Yesterday Gen Musharraf again insisted infiltration had stopped. "It is not
taking place now. I don't have to do anything because we've already done it,"
he said. But the attacks in Kashmir have continued. Just hours before Mr Powell
arrived in India four people were killed and five wounded when attackers threw
a grenade into a market near Srinagar.
Privately Indian officials have said there will be no more threats of war before
state elections in Kashmir in early October. Militant groups have promised to
disrupt the elections which in the past have widely been seen as rigged. India
has jailed several prominent Kashmiri politicians in recent months and has refused
to allow international observers to monitor the elections.
Yesterday Inam-ul Haq, Pakistan's minister of state for foreign affairs, said
it would be up to the Kashmiri people to decide whether to take part in the vote.

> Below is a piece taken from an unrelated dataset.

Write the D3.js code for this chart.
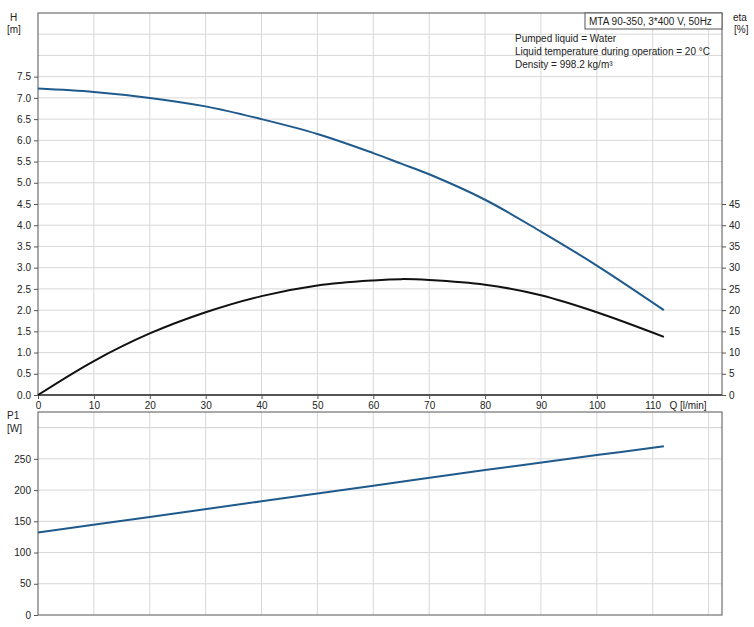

Mr Powell said he told Indian officials that the vote should be "inclusive." He
said separatist Kashmiri politicians jailed in the run-up to the vote should be
freed and allowed to take part and that observers should be allowed to monitor
the vote.
His words marked an unusual criticism of India. In recent visits to the subcontinent
to discuss Kashmir Mr Powell's disapproval has more often focused on Pakistan's
support for the militants. But Washington badly needs Islamabad's support in the
continuing hunt for al-Qaida and Taliban loyalists, many of whom have found shelter
among Pakistan's militant underground network.